Saturday, February 11, 2012

Attention Staff, Hypocrite in Aisle Five

Today presented me with a challenge.

I am teaching an Indian cooking class on Saturday (okay today - it's late!) and today was the day to get the majority of the ingredients.

I had not planned on doing the shopping but things changed.  I am sure you can guess where this is going. 

After three days of blogging about my renewed efforts to support a local food system, there I was, at The Grocery Store (and you know which one I mean). 

The thing is, I did have options.

I could have shopped at The Other Store but I wouldn't have found all of what I needed. 

I could have driven to Stratford to the independent co-op or The Gentle Rain, though I had picked up stuff at the latter store earlier in the week. 

I could have sourced at least a few of the ingredients from local suppliers (ie lamb and chicken) if I had been better organized.

Today highlights the challenge I have set up for myself.

Shopping locally involves way more planning and time.  It isn't convenient.  It is however so many other things - community-building, social, environmentally friendlier -  that the inconvenience isn't a big deal - normally. Today time was of the essence and not just because I was busy but,

Because I was working.  So, I had to ask myself, is my employer willing to pay me the extra time and mileage to do the sourcing in such a way that my values and morals are upheld?  I don't know.  It would mean the cooking classes would be more expensive.  Would people be willing to pay more to offset that cost?  Maybe.  It's a question to ask them.

I am not the first person persuing local food to recognize the added time and sometimes added costs however my experience today does show me just how encompassing food procurement becomes when you are making your choices about more than convenience.

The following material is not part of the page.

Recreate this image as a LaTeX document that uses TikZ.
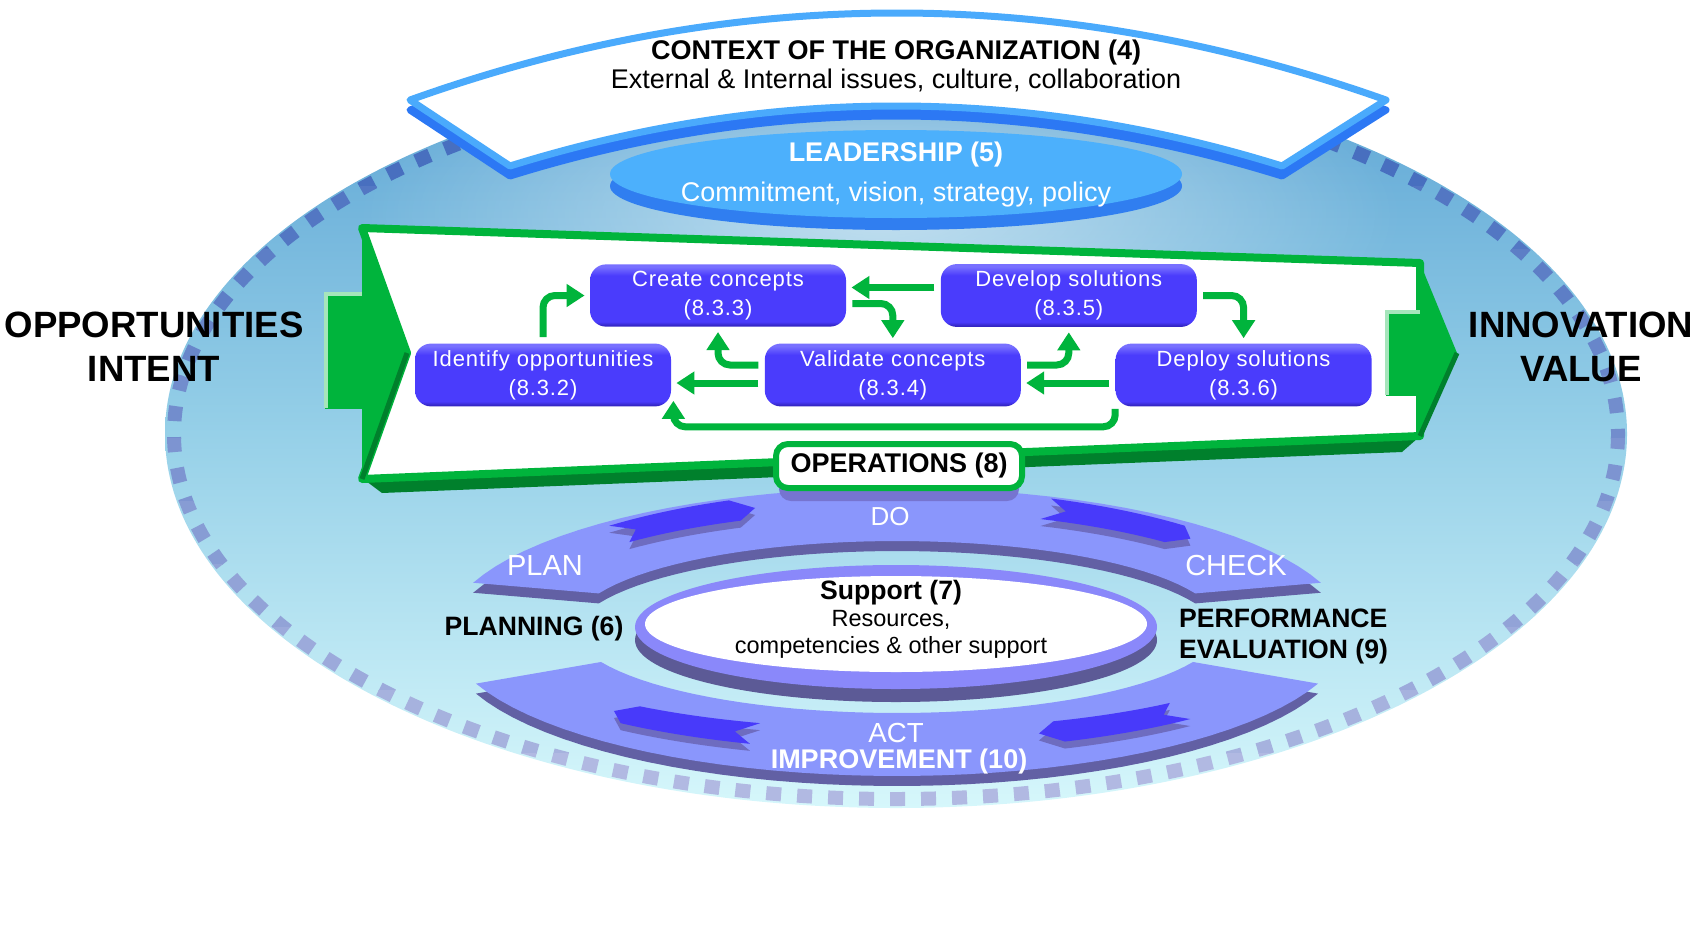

Today was about finding balance.  I am not sure I am going to be able to fulfill my pledge if only because there is no other place selling organic dairy products.  Can I reconcile myself to buying only the things I can't get anywhere else because driving an hour is not a good choice either?  Is that balance?

On a bright note, despite the hypocrisy, I did manage to make paneer from scratch and get one step closer to acting on this idea of a coomunity food cooperative.

Necessity may just be the mother of action.